_Problem description_: Using the data below, tally the lines that include the string "this". Only the number is wanted.

Collected data
______
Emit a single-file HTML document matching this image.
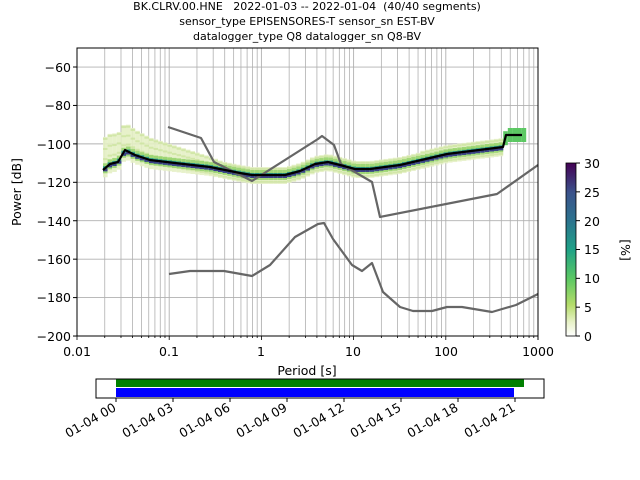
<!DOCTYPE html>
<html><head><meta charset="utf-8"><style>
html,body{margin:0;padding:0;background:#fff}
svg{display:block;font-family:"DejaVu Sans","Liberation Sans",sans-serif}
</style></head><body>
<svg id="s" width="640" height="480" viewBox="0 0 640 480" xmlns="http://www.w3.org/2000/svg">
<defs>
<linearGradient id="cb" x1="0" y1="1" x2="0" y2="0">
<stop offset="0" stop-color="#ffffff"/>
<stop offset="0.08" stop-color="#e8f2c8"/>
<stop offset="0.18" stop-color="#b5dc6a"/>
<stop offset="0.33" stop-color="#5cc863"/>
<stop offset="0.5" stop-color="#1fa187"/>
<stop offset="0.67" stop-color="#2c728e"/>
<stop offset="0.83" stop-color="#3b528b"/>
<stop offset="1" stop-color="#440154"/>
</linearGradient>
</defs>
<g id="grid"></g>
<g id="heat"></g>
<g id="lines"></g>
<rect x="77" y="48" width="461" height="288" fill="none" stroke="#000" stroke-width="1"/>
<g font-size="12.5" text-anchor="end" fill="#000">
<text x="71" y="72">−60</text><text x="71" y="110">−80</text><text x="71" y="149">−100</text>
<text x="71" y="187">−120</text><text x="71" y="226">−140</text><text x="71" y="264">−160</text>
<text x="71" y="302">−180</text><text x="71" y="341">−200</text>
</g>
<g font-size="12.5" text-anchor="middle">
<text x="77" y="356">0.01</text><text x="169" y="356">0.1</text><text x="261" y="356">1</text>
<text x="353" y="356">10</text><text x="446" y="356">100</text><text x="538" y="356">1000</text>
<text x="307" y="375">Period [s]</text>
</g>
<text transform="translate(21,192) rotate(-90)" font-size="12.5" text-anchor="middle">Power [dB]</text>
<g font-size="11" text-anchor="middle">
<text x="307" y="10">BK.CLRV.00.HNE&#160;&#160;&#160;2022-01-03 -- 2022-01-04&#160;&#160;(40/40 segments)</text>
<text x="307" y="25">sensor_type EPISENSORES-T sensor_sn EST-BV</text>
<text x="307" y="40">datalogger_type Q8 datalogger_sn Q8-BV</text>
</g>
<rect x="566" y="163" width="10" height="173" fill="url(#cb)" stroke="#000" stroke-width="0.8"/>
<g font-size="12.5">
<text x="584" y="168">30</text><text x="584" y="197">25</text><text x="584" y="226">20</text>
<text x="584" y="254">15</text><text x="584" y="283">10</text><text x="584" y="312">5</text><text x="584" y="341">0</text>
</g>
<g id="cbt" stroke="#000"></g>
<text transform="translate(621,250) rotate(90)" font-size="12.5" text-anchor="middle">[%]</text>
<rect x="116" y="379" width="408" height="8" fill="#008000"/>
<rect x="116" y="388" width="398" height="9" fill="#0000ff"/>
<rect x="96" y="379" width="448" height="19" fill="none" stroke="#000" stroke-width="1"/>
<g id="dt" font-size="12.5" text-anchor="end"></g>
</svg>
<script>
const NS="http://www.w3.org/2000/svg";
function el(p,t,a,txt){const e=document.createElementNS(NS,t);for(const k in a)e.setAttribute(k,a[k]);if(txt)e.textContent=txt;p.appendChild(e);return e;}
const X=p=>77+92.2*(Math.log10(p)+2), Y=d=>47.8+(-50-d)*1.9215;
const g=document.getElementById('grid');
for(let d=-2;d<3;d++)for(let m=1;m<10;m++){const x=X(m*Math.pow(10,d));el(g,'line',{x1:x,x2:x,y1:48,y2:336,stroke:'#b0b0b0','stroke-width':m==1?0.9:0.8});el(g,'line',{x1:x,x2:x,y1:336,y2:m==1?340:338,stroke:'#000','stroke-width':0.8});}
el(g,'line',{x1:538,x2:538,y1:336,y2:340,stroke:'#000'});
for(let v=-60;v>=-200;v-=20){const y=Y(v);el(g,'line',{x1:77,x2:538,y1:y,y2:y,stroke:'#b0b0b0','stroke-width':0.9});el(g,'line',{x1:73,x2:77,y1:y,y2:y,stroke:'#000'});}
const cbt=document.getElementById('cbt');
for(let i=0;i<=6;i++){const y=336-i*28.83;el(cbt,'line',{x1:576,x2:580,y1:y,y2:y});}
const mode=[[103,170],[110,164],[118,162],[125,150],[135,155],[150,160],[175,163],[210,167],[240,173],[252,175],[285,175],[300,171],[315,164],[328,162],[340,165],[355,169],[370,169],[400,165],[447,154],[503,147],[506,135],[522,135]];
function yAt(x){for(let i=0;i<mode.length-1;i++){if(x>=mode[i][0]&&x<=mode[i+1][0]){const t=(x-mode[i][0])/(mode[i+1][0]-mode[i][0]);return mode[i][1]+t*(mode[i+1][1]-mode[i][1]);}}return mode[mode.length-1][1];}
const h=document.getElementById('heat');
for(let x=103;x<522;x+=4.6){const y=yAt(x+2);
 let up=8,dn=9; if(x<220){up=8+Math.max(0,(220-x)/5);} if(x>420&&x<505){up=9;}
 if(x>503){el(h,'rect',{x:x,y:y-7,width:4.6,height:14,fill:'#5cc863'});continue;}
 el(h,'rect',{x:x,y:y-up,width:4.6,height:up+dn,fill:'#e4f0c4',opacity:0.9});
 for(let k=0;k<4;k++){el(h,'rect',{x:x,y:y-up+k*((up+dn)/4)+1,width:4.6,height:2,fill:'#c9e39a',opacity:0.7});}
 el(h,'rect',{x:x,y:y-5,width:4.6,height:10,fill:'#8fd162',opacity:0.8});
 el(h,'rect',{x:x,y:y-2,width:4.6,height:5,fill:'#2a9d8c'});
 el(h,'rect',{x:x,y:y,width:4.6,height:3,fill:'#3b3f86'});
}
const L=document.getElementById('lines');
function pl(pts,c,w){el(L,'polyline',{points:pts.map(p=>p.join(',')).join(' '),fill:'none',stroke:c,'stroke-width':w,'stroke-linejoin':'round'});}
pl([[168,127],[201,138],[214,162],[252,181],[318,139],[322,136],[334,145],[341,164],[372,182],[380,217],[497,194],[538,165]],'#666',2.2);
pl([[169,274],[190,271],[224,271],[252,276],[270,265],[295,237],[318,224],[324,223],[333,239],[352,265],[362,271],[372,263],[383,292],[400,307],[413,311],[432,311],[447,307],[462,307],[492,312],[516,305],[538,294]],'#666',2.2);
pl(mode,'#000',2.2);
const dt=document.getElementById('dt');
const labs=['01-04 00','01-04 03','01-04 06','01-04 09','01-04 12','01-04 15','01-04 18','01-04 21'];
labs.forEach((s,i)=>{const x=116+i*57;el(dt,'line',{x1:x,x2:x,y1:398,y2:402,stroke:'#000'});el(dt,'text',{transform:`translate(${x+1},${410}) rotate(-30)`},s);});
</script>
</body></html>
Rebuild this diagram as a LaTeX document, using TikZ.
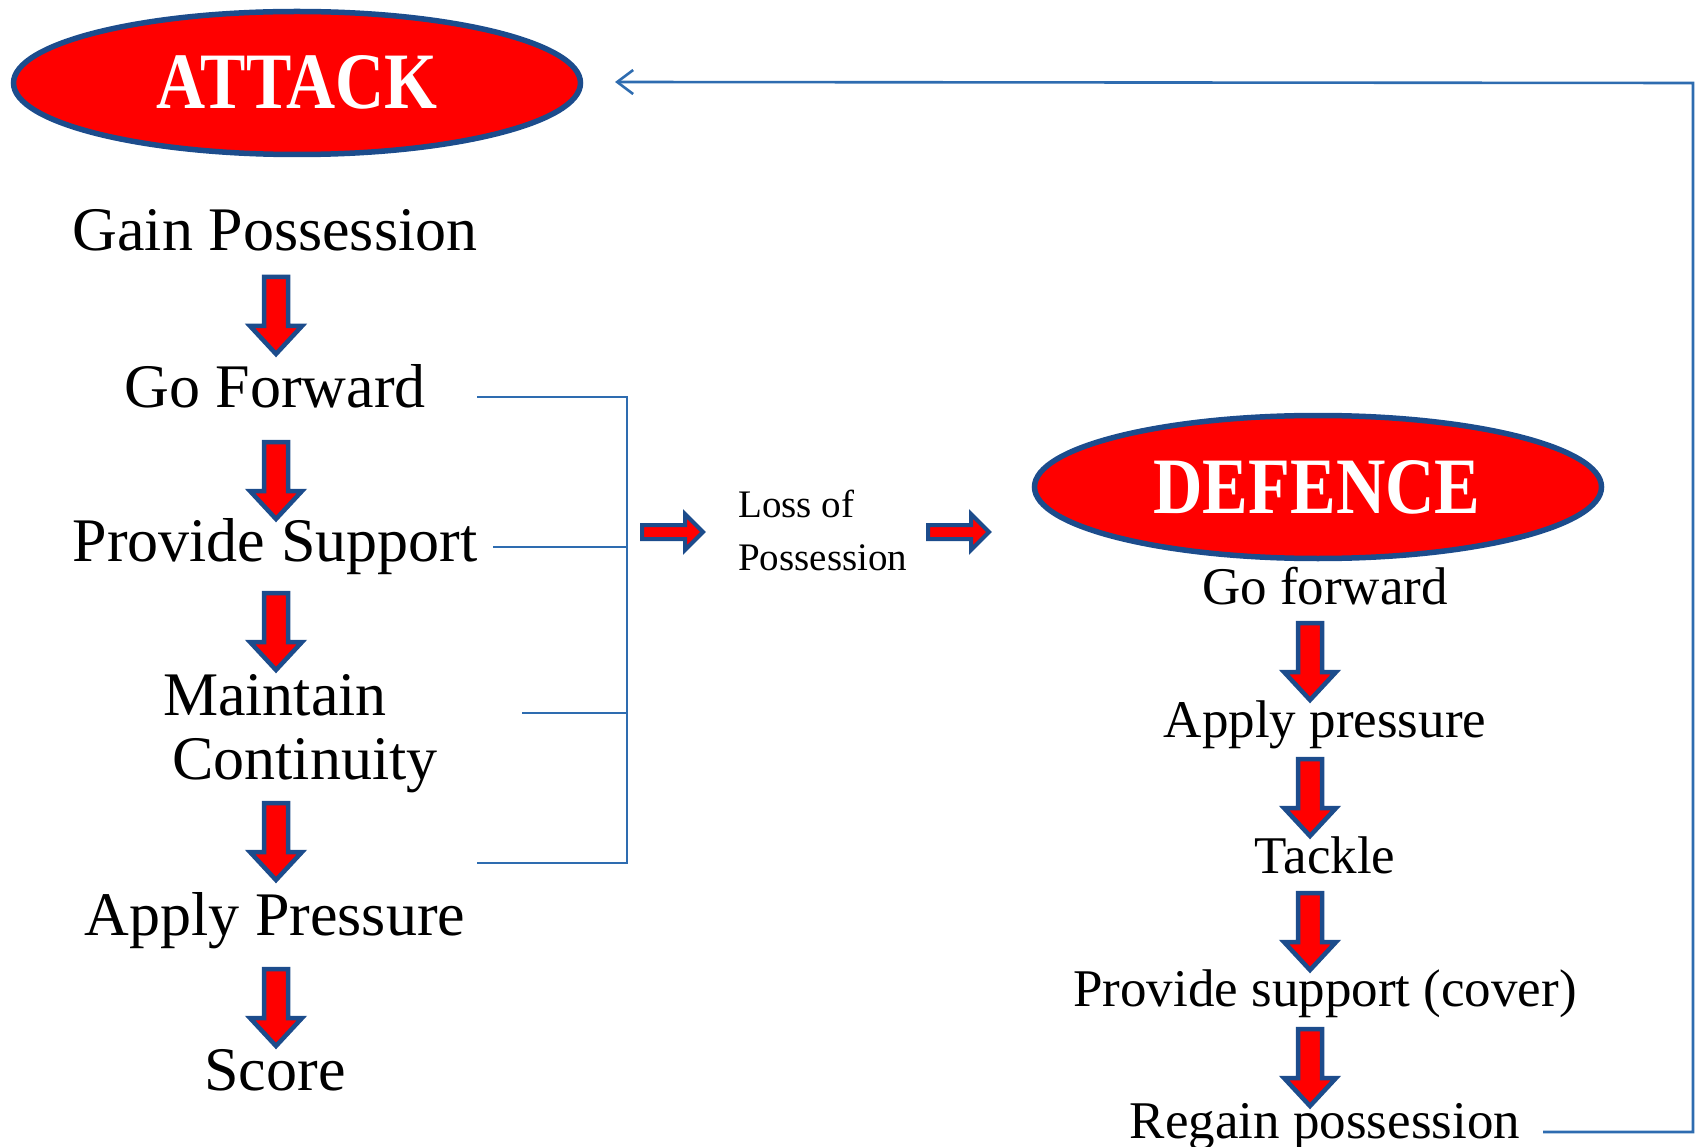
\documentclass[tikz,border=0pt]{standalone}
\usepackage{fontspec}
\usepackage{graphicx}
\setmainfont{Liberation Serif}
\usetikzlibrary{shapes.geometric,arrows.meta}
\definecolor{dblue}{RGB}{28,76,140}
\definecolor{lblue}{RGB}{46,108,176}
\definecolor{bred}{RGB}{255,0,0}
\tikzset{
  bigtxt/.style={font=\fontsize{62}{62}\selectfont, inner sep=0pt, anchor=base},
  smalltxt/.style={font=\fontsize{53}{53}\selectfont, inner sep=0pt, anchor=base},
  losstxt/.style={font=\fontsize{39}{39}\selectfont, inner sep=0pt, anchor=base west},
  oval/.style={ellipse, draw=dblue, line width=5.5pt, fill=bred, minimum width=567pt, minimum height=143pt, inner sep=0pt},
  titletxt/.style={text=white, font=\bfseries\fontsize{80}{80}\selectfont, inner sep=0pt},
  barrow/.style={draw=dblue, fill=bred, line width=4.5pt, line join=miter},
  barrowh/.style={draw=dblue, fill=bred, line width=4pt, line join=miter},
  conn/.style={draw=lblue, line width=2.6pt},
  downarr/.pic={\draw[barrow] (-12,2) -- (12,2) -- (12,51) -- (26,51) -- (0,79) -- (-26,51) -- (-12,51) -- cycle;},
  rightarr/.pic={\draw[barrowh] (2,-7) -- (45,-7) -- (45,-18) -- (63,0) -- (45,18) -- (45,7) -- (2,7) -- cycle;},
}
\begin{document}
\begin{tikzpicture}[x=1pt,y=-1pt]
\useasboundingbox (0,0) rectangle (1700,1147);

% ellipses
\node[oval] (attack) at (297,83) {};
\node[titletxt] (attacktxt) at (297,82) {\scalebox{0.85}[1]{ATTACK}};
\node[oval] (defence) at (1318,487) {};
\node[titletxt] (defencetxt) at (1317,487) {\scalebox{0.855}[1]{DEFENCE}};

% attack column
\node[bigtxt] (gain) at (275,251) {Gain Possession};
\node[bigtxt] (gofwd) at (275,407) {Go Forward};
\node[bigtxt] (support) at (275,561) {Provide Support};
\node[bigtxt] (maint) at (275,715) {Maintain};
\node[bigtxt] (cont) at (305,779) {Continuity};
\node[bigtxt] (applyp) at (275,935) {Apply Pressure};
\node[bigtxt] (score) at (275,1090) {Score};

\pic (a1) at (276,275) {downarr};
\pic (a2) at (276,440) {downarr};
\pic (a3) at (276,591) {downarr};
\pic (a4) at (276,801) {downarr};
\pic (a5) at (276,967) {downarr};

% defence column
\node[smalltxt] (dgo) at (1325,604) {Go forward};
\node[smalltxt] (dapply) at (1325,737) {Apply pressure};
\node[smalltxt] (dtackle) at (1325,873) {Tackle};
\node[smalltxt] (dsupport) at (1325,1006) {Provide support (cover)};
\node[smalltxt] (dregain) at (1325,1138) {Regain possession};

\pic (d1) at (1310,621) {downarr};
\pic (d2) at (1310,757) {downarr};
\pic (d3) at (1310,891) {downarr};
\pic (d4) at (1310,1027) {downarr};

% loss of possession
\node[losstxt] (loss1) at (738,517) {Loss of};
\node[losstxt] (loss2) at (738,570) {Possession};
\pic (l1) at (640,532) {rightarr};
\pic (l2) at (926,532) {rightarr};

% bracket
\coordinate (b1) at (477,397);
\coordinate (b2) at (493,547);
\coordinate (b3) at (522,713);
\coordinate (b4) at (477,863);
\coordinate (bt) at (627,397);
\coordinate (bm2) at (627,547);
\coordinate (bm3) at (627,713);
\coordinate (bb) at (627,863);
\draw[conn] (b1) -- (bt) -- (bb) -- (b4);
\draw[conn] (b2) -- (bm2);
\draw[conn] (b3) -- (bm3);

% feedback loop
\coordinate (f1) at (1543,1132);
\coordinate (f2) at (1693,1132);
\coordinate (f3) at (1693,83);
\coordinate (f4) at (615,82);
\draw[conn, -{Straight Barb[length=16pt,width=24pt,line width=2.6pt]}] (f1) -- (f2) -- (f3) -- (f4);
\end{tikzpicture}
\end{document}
______
_Task response_: 2